- _GOAL_
Omit the pictures and output exactly the lines from the start of the entries through the line containing "const fmt = v".

- _RECORDS SHOWN_
━━━━━━━━━━━━━━━━━━━━━━━━━━━━━━
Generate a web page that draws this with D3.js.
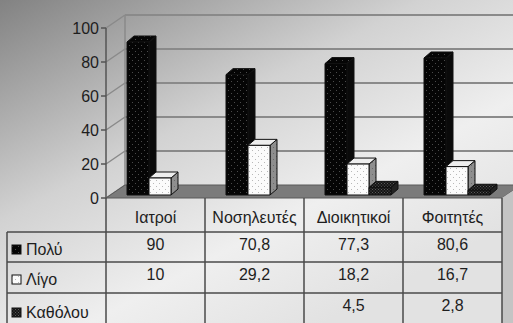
<!DOCTYPE html>
<html>
<head>
<meta charset="utf-8">
<script src="https://cdn.jsdelivr.net/npm/d3@7"></script>
<style>
  html, body { margin: 0; padding: 0; background: #fff; }
  svg { display: block; }
  text { font-family: "Liberation Sans", Arial, sans-serif; fill: #1e1e1e; }
</style>
</head>
<body>
<script>
// Survey answers per group (%)
const categories = ["Ιατροί", "Νοσηλευτές", "Διοικητικοί", "Φοιτητές"];
const seriesNames = ["Πολύ", "Λίγο", "Καθόλου"];
const valuesPolu = [90, 70.8, 77.3, 80.6];
const valuesLigo = [10, 29.2, 18.2, 16.7];
const valuesKatholou = [null, null, 4.5, 2.8];
const tickValues = [0, 20, 40, 60, 80, 100];

const seriesValues = [valuesPolu, valuesLigo, valuesKatholou];
const fmt = v => v == null ? "" : String(v).replace(".", ",");

const W = 513, H = 323;
const svg = d3.select("body").append("svg").attr("width", W).attr("height", H);
const defs = svg.append("defs");

// background wash
const bg = defs.append("linearGradient").attr("id", "bg")
  .attr("x1", 0).attr("y1", 0).attr("x2", 0.75).attr("y2", 0.9);
bg.append("stop").attr("offset", 0).attr("stop-color", "#828282");
bg.append("stop").attr("offset", 0.45).attr("stop-color", "#d2d2d2");
bg.append("stop").attr("offset", 0.75).attr("stop-color", "#efefef");
bg.append("stop").attr("offset", 1).attr("stop-color", "#e2e2e2");
svg.append("rect").attr("width", W).attr("height", H).attr("fill", "url(#bg)");

// fill patterns for the three series
function dotPattern(id, base, dot, size) {
  const p = defs.append("pattern").attr("id", id).attr("patternUnits", "userSpaceOnUse")
    .attr("width", size).attr("height", size);
  p.append("rect").attr("width", size).attr("height", size).attr("fill", base);
  p.append("rect").attr("x", 0).attr("y", 0).attr("width", 1).attr("height", 1).attr("fill", dot);
  p.append("rect").attr("x", size / 2).attr("y", size / 2).attr("width", 1).attr("height", 1).attr("fill", dot);
}
dotPattern("pPolu", "#050505", "#4a4a4a", 6);
dotPattern("pLigo", "#fbfbfb", "#b8b8b8", 6);
dotPattern("pKath", "#151515", "#5a5a5a", 3);
dotPattern("pLigoSide", "#8e8e8e", "#6a6a6a", 6);

const fronts = ["url(#pPolu)", "url(#pLigo)", "url(#pKath)"];
const tops = ["url(#pPolu)", "#eeeeee", "url(#pKath)"];
const sides = ["#0a0a0a", "url(#pLigoSide)", "#222"];

// geometry
const colX0 = 106, colX1 = 502;
const depth = { dx: 19, dy: -13 };      // wall depth
const barDepth = { dx: 7, dy: -6 };     // column depth
const x = d3.scaleBand().domain(categories).range([colX0, colX1]);
const xs = d3.scaleBand().domain(seriesNames).range([21, 87]);
const yFront = d3.scaleLinear().domain([0, 100]).range([198, 28]);
const yBar = d3.scaleLinear().domain([0, 100]).range([195, 25]);
const yBack = v => yFront(v) + depth.dy;

const gridColor = "#8a8a8a";

// back wall grid lines
const wall = svg.append("g");
wall.selectAll("line.grid").data(tickValues.filter(t => t > 0)).join("line")
  .attr("x1", colX0 + depth.dx).attr("x2", W + 2)
  .attr("y1", d => yBack(d)).attr("y2", d => yBack(d))
  .attr("stroke", gridColor).attr("stroke-width", 2);
wall.append("line")
  .attr("x1", colX0 + depth.dx).attr("x2", colX0 + depth.dx)
  .attr("y1", yBack(100)).attr("y2", yBack(0))
  .attr("stroke", gridColor).attr("stroke-width", 1.5);
// side wall diagonals
wall.selectAll("line.diag").data(tickValues).join("line")
  .attr("x1", colX0).attr("y1", d => yFront(d))
  .attr("x2", colX0 + depth.dx).attr("y2", d => yBack(d))
  .attr("stroke", gridColor).attr("stroke-width", 1.5);

// floor
const floorPts = [[colX0, yFront(0)], [colX1, yFront(0)], [colX1 + depth.dx, yBack(0)], [colX0 + depth.dx, yBack(0)]];
svg.append("polygon").attr("points", floorPts.map(p => p.join(",")).join(" "))
  .attr("fill", "#7b7b7b").attr("stroke", "#5a5a5a").attr("stroke-width", 1);
// right side slab
svg.append("polygon")
  .attr("points", [[colX1, yFront(0)], [colX1 + depth.dx, yBack(0)], [colX1 + depth.dx, H], [colX1, H]].map(p => p.join(",")).join(" "))
  .attr("fill", "#c4c4c4");

// value axis
const axis = svg.append("g");
axis.append("line").attr("x1", colX0).attr("x2", colX0)
  .attr("y1", yFront(100)).attr("y2", yFront(0))
  .attr("stroke", "#555").attr("stroke-width", 1.5);
axis.selectAll("line.tick").data(tickValues).join("line")
  .attr("x1", colX0 - 5).attr("x2", colX0)
  .attr("y1", d => yFront(d)).attr("y2", d => yFront(d))
  .attr("stroke", "#555").attr("stroke-width", 1.5);
axis.selectAll("text").data(tickValues).join("text")
  .attr("x", colX0 - 7).attr("y", d => yFront(d) + 6)
  .attr("text-anchor", "end").attr("font-size", 16).text(d => d);

// columns
const bars = svg.append("g");
const barData = [];
seriesNames.forEach((s, si) => categories.forEach((c, ci) => {
  const v = seriesValues[si][ci];
  if (v != null) barData.push({ s, si, c, v });
}));
barData.sort((a, b) => d3.ascending(categories.indexOf(a.c), categories.indexOf(b.c)) || d3.ascending(a.si, b.si));
const pts = arr => arr.map(p => p.join(",")).join(" ");
barData.forEach(d => {
  const x0 = x(d.c) + xs(d.s), w = xs.bandwidth();
  const yT = yBar(d.v), yB = yBar(0);
  const { dx, dy } = barDepth;
  const g = bars.append("g").attr("stroke", "#111").attr("stroke-width", 1).attr("stroke-linejoin", "round");
  g.append("polygon").attr("points", pts([[x0 + w, yT], [x0 + w + dx, yT + dy], [x0 + w + dx, yB + dy], [x0 + w, yB]]))
    .attr("fill", sides[d.si]);
  g.append("polygon").attr("points", pts([[x0, yT], [x0 + dx, yT + dy], [x0 + w + dx, yT + dy], [x0 + w, yT]]))
    .attr("fill", tops[d.si]);
  g.append("rect").attr("x", x0).attr("y", yT).attr("width", w).attr("height", yB - yT)
    .attr("fill", fronts[d.si]);
});

// data table
const table = svg.append("g");
const rowY = [198, 232, 262, 293, H];
const legendX = 7;
const lineColor = "#4a4a4a";
// horizontal rules
[1, 2, 3].forEach(i => table.append("line")
  .attr("x1", legendX).attr("x2", colX1).attr("y1", rowY[i]).attr("y2", rowY[i])
  .attr("stroke", lineColor).attr("stroke-width", 1.5));
// vertical rules
const colEdges = categories.map(c => x(c)).concat([colX1]);
table.selectAll("line.v").data(colEdges).join("line")
  .attr("x1", d => d).attr("x2", d => d).attr("y1", rowY[0]).attr("y2", H)
  .attr("stroke", lineColor).attr("stroke-width", 1.5);
table.append("line").attr("x1", legendX).attr("x2", legendX).attr("y1", rowY[1]).attr("y2", H)
  .attr("stroke", lineColor).attr("stroke-width", 1.5);

// headers
table.selectAll("text.h").data(categories).join("text")
  .attr("x", d => x(d) + x.bandwidth() / 2).attr("y", 223)
  .attr("text-anchor", "middle").attr("font-size", 16).text(d => d);

// legend cells and values
const valueBase = [250, 280, 311];
const legendBase = [255, 285, 318];
const swatchFill = ["url(#pPolu)", "url(#pLigo)", "url(#pKath)"];
seriesNames.forEach((s, si) => {
  table.append("rect").attr("x", 12).attr("y", legendBase[si] - 10).attr("width", 9).attr("height", 9)
    .attr("fill", swatchFill[si]).attr("stroke", "#111").attr("stroke-width", 1);
  table.append("text").attr("x", 26).attr("y", legendBase[si]).attr("font-size", 16).text(s);
  table.selectAll(null).data(categories).join("text")
    .attr("x", c => x(c) + x.bandwidth() / 2).attr("y", valueBase[si])
    .attr("text-anchor", "middle").attr("font-size", 16)
    .text((c, ci) => fmt(seriesValues[si][ci]));
});
</script>
</body>
</html>
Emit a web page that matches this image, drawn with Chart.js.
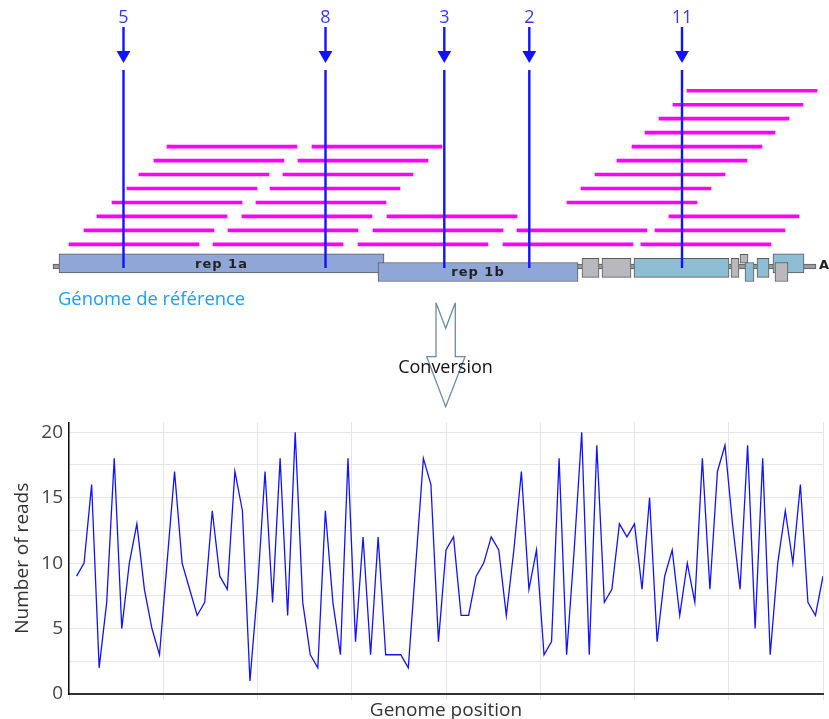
<!DOCTYPE html>
<html>
<head>
<meta charset="utf-8">
<script src="https://cdn.jsdelivr.net/npm/chart.js@4.4.1/dist/chart.umd.min.js"></script>
<style>
  html, body { margin: 0; padding: 0; background: #fff; }
  #page { position: relative; width: 829px; height: 719px; overflow: hidden; font-family: "Open Sans", sans-serif; }
  #mapChart { position: absolute; left: 0; top: 0; }
  #coverageChart { position: absolute; left: 0; top: 405px; }
  #refLabel { position: absolute; left: 58px; top: 285px; color: #1a9cff; font-size: 18.4px; white-space: nowrap; }
  #tailLabel { position: absolute; left: 819px; top: 257px; font: bold 13px "DejaVu Sans", sans-serif; color: #222; }
  #conv { position: absolute; left: 0; top: 0; }
</style>
</head>
<body>
<div id="page">
  <canvas id="mapChart" width="829" height="290"></canvas>
  <div id="refLabel">Génome de référence</div>
  <div id="tailLabel">A</div>
  <svg id="conv" width="829" height="420">
    <polygon points="436,302.7 445.7,328.3 455.3,302.7 455.3,356.7 465,356.7 445.7,406.7 426.7,356.7 436,356.7"
             fill="none" stroke="#6a8bb0" stroke-width="1.3"/>
    <text x="445.5" y="373" text-anchor="middle" font-family="Open Sans" font-size="18" fill="#111">Conversion</text>
  </svg>
  <canvas id="coverageChart" width="829" height="317"></canvas>
</div>
<script>
// ---- coverage profile (number of reads at positions 1..100) ----
const readCounts = [9, 10, 16, 2, 7, 18, 5, 10, 13, 8,
  5, 3, 10, 17, 10, 8, 6, 7, 14, 9,
  8, 17, 14, 1, 8, 17, 7, 18, 6, 20,
  7, 3, 2, 14, 7, 3, 18, 4, 12, 3,
  12, 3, 3, 3, 2, 10, 18, 16, 4, 11,
  12, 6, 6, 9, 10, 12, 11, 6, 11, 17,
  8, 11, 3, 4, 18, 3, 11, 20, 3, 19,
  7, 8, 13, 12, 13, 8, 15, 4, 9, 11,
  6, 10, 7, 18, 8, 17, 19, 13, 8, 19,
  5, 18, 3, 10, 14, 10, 16, 7, 6, 9];

// ---- reads mapped on the reference (start positions, one list per row) ----
const readLength = 130;
const readStarts = [
  [10, 154, 299, 444, 582],
  [25, 169, 314, 458, 596],
  [38, 183, 328, 610],
  [53, 197, 508],
  [68, 211, 522],
  [80, 224, 536],
  [95, 239, 558],
  [108, 253, 573],
  [586],
  [600],
  [614],
  [628]
];

// ---- reference genome features ----
const genomeSpan = [-6, 757];
const geneNames = ['rep 1a', 'rep 1b', '', '', '', '', '', '', '', '', ''];
const geneStart = [0, 319, 523, 543, 575, 672, 681, 686, 698, 714, 716];
const geneEnd   = [325, 519, 540, 572, 670, 680, 689, 695, 710, 745, 729];
const geneTrack = ['upper', 'lower', 'mid', 'mid', 'mid', 'mid', 'raised', 'lower', 'mid', 'upper', 'lower'];
const geneKind  = ['rep', 'rep', 'grey', 'grey', 'blue', 'grey', 'grey', 'blue', 'blue', 'blue', 'grey'];

// ---- sampled positions and their read counts ----
const markerPositions = [64.5, 266.5, 385.3, 470.3, 623];
const markerCounts = [5, 8, 3, 2, 11];

// layout of the map (in row units of the y scale)
const trackY = {upper: -1.36, mid: -1.68, lower: -1.98, raised: -1.03, spine: -1.59};
const trackSize = {upper: 19, mid: 19, lower: 19, raised: 9};
const kindColor = {rep: '#8fa6d6', grey: '#b9b9bd', blue: '#8dbed3'};
const LEVEL = {count: 16.21, shaftTop: 15.57, headBase: 13.85, head: 13.56, lineTop: 12.49, lineBottom: -1.70};
const MAP_Y = {min: -3.27, max: 17.5};
const BLUE = '#1212ff';

const geneDatasets = ['upper', 'raised', 'mid', 'lower'].map((track, k) => {
  const idx = geneTrack.map((t, i) => t === track ? i : -1).filter(i => i >= 0);
  return {
    type: 'bar',
    indexAxis: 'y',
    stack: 'map',
    order: 19 - k,
    data: idx.map(i => ({x: [geneStart[i], geneEnd[i]], y: trackY[track]})),
    geneNames: idx.map(i => geneNames[i]),
    backgroundColor: idx.map(i => kindColor[geneKind[i]]),
    borderColor: '#5a5a5a',
    borderWidth: 1,
    borderSkipped: false,
    barThickness: trackSize[track]
  };
});

const mapLabels = {
  id: 'mapLabels',
  afterDatasetsDraw(chart) {
    const {ctx, scales: {x, y2}} = chart;
    ctx.save();
    ctx.textAlign = 'center';
    ctx.textBaseline = 'middle';
    ctx.fillStyle = '#3838ff';
    ctx.font = '18px "Open Sans"';
    markerPositions.forEach((p, i) => {
      ctx.fillText(String(markerCounts[i]), x.getPixelForValue(p), y2.getPixelForValue(LEVEL.count));
    });
    ctx.font = 'bold 13px "DejaVu Sans"';
    ctx.fillStyle = '#222';
    ctx.letterSpacing = '1px';
    chart.data.datasets.forEach((ds, di) => {
      if (!ds.geneNames) return;
      chart.getDatasetMeta(di).data.forEach((bar, j) => {
        if (ds.geneNames[j]) ctx.fillText(ds.geneNames[j], (bar.x + bar.base) / 2, bar.y + 1);
      });
    });
    ctx.restore();
  }
};

new Chart(document.getElementById('mapChart'), {
  type: 'bar',
  data: {
    datasets: [
      {
        type: 'bar', indexAxis: 'y', stack: 'map', order: 20,
        data: [{x: genomeSpan, y: trackY.spine}],
        backgroundColor: '#9a9a9a', borderColor: '#5a5a5a', borderWidth: 1,
        borderSkipped: false, barThickness: 5
      },
      ...geneDatasets,
      {
        type: 'bar', indexAxis: 'y', stack: 'map', order: 15,
        data: readStarts.flatMap((row, r) => row.map(s => ({x: [s, s + readLength], y: r}))),
        backgroundColor: '#ff00ff', borderWidth: 0, barThickness: 3
      },
      {
        type: 'line', yAxisID: 'y2', order: 2,
        data: markerPositions.flatMap(p => [
          {x: p, y: LEVEL.shaftTop}, {x: p, y: LEVEL.headBase}, {x: p, y: null},
          {x: p, y: LEVEL.lineTop}, {x: p, y: LEVEL.lineBottom}, {x: p, y: null}
        ]),
        borderColor: BLUE, borderWidth: 2.4, pointRadius: 0, spanGaps: false
      },
      {
        type: 'line', yAxisID: 'y2', order: 1, showLine: false,
        data: markerPositions.map(p => ({x: p, y: LEVEL.head})),
        pointStyle: 'triangle', pointRotation: 180, pointRadius: 8,
        pointBackgroundColor: BLUE, pointBorderWidth: 0
      }
    ]
  },
  options: {
    responsive: false,
    animation: false,
    events: [],
    layout: {padding: 0, autoPadding: false},
    plugins: {legend: {display: false}, tooltip: {enabled: false}},
    scales: {
      x: {type: 'linear', display: false, min: -59, max: 770, offset: false, stacked: false},
      y: {type: 'linear', display: false, min: MAP_Y.min, max: MAP_Y.max, offset: false, stacked: true},
      y2: {type: 'linear', display: false, min: MAP_Y.min, max: MAP_Y.max, offset: false}
    }
  },
  plugins: [mapLabels]
});

const axisFont = {family: 'Open Sans', size: 19};
const gridGrey = '#e6e6e6';

new Chart(document.getElementById('coverageChart'), {
  type: 'line',
  data: {
    datasets: [{
      data: readCounts.map((v, i) => ({x: i + 1, y: v})),
      borderColor: BLUE,
      borderWidth: 1.3,
      pointRadius: 0,
      tension: 0
    }]
  },
  options: {
    responsive: false,
    animation: false,
    events: [],
    layout: {padding: {top: 13, right: 6, left: 0, bottom: 0}, autoPadding: false},
    plugins: {legend: {display: false}, tooltip: {enabled: false}},
    scales: {
      x: {
        type: 'linear', min: 0, max: 100,
        ticks: {display: false, stepSize: 12.5},
        grid: {color: gridGrey, tickColor: gridGrey, tickLength: 6},
        border: {color: '#333', width: 2},
        title: {display: true, text: 'Genome position', color: '#333', font: axisFont, padding: 0},
        afterFit(scale) { scale.height = 28; }
      },
      y: {
        min: 0, max: 20.75,
        ticks: {
          stepSize: 2.5, includeBounds: false, padding: 6, color: '#444', font: axisFont,
          callback: v => (v % 5 === 0 ? v : '')
        },
        grid: {color: ctx => (ctx.tick && ctx.tick.value > 20 ? 'rgba(0,0,0,0)' : gridGrey), drawTicks: false},
        border: {color: '#111', width: 1.5},
        title: {display: true, text: 'Number of reads', color: '#333', font: axisFont, padding: {top: 11, bottom: 0}},
        afterFit(scale) { scale.width = 69; }
      }
    }
  }
});
</script>
</body>
</html>
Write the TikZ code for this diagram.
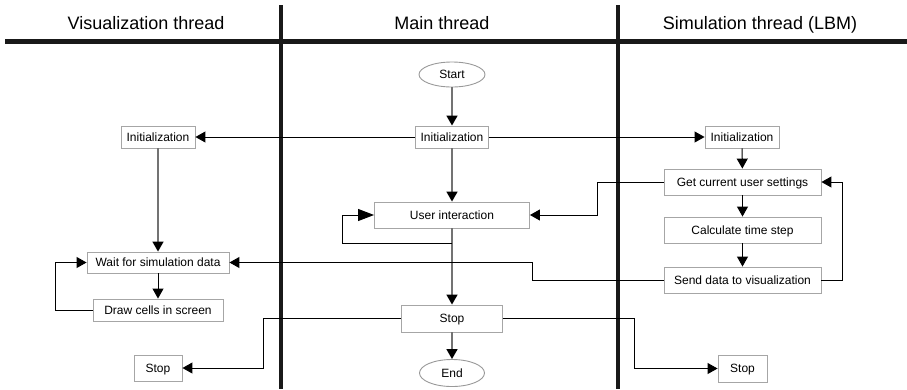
━━━━━━━━━━━━━━━━━━━━━━━━━━━━━━
- _COMPLETE OUTPUT_
Generate a web page that draws this with D3.js.
<!DOCTYPE html>
<html>
<head>
<meta charset="utf-8">
<script src="https://cdn.jsdelivr.net/npm/d3@7"></script>
<style>
  html, body { margin: 0; padding: 0; background: #fff; }
  svg { display: block; }
  text { font-family: "Liberation Sans", Arial, sans-serif; fill: #1e1e1e; }
</style>
</head>
<body>
<script>
// Survey answers per group (%)
const categories = ["Ιατροί", "Νοσηλευτές", "Διοικητικοί", "Φοιτητές"];
const seriesNames = ["Πολύ", "Λίγο", "Καθόλου"];
const valuesPolu = [90, 70.8, 77.3, 80.6];
const valuesLigo = [10, 29.2, 18.2, 16.7];
const valuesKatholou = [null, null, 4.5, 2.8];
const tickValues = [0, 20, 40, 60, 80, 100];

const seriesValues = [valuesPolu, valuesLigo, valuesKatholou];
const fmt = v => v == null ? "" : String(v).replace(".", ",");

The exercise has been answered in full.